At the same time, Preda child rights education teams visit communities and schools daily to teach the rights enshrined in the "Convention" using multi-media presentations, brochures and comics to get the message across. Before the passing of the Convention there was not much worldwide concern or awareness worldwide about children's rights to be affirmed, loved, cared for, be protected, get a name and an education and health care. Millions were enslaved in child labor and millions more were jailed as adults, millions more went hungry and sick. Many were deprived of their basic human rights as children. Sadly this is still the world wide reality, while much has changed because of the convention, it is not enough.
Twenty years ago, dedicated people were determined to enshrine the rights of the child in a United Nations Convention that would be the basis of law and oblige nations everywhere to bring their national legislation into line with the convention and to report to the UN Committee on the Rights of the Child.

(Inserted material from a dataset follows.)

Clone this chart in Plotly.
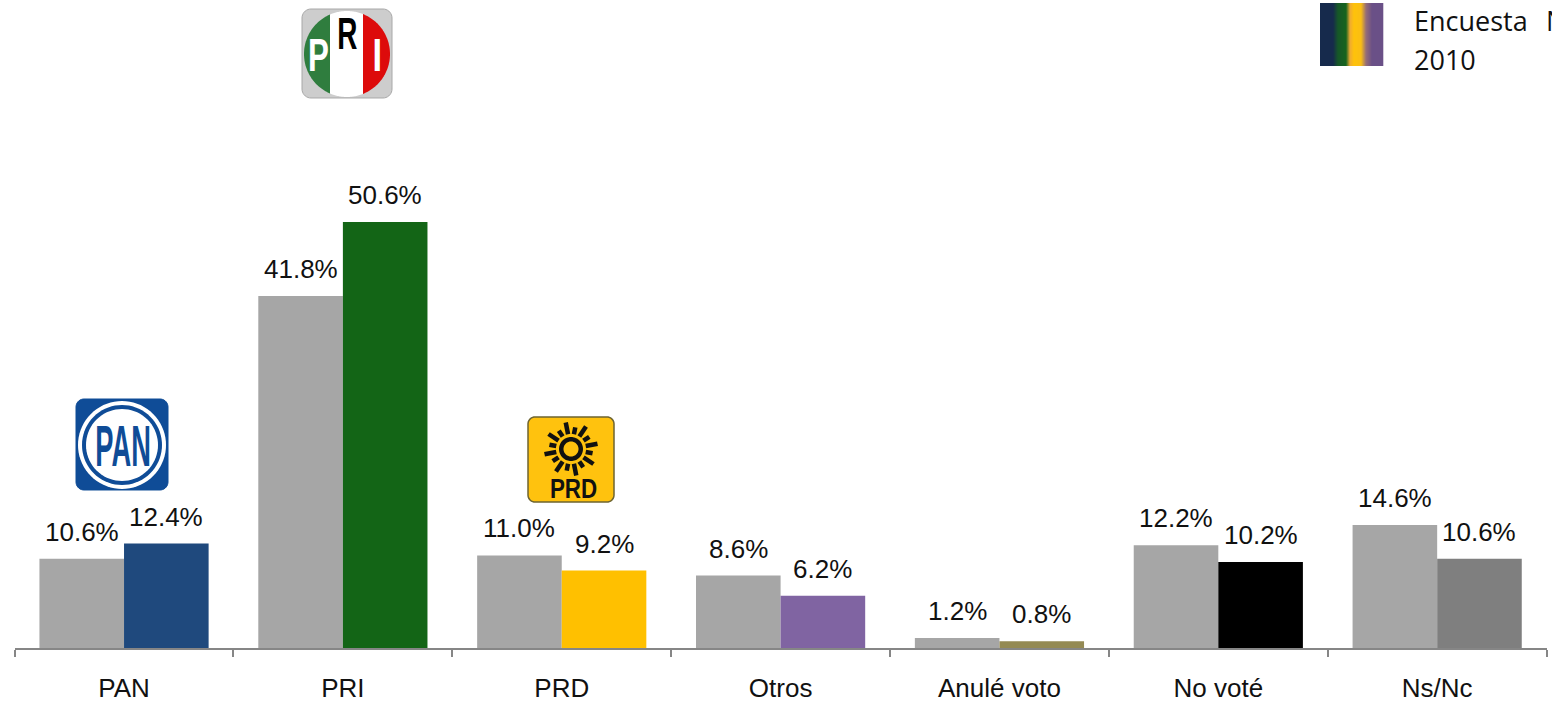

I was a delegate in Helsinki during the conference to finalize the NGO draft proposal of the Convention. ( see www.preda.org ).
There was great happiness when it was finally passed by the United Nations. The work had just begun to make it the basis of new child protection laws in the Philippines. Years later, Republic Act 7610 came into law, then it was followed by other child protection laws. However, no matter how strongly the rights of the child is stated in law if there is no political will to implement them they remain dead and children remain vulnerable and increasingly abused and exploited. Tragically with some exceptions, that is the situation in the Philippines. There is generally little implementation of the law. Corruption, a thriving sex industry where thousands of minors are sexually exploited by local and foreigners continues. While the other provisions of the convention, education and health care are being implemented, however weakly, mostly by non-government agencies, there is so much more that has to be done. The Convention on the Rights of the Child is one of the most important documents in the world and we must continue to work to have it upheld and respected everywhere.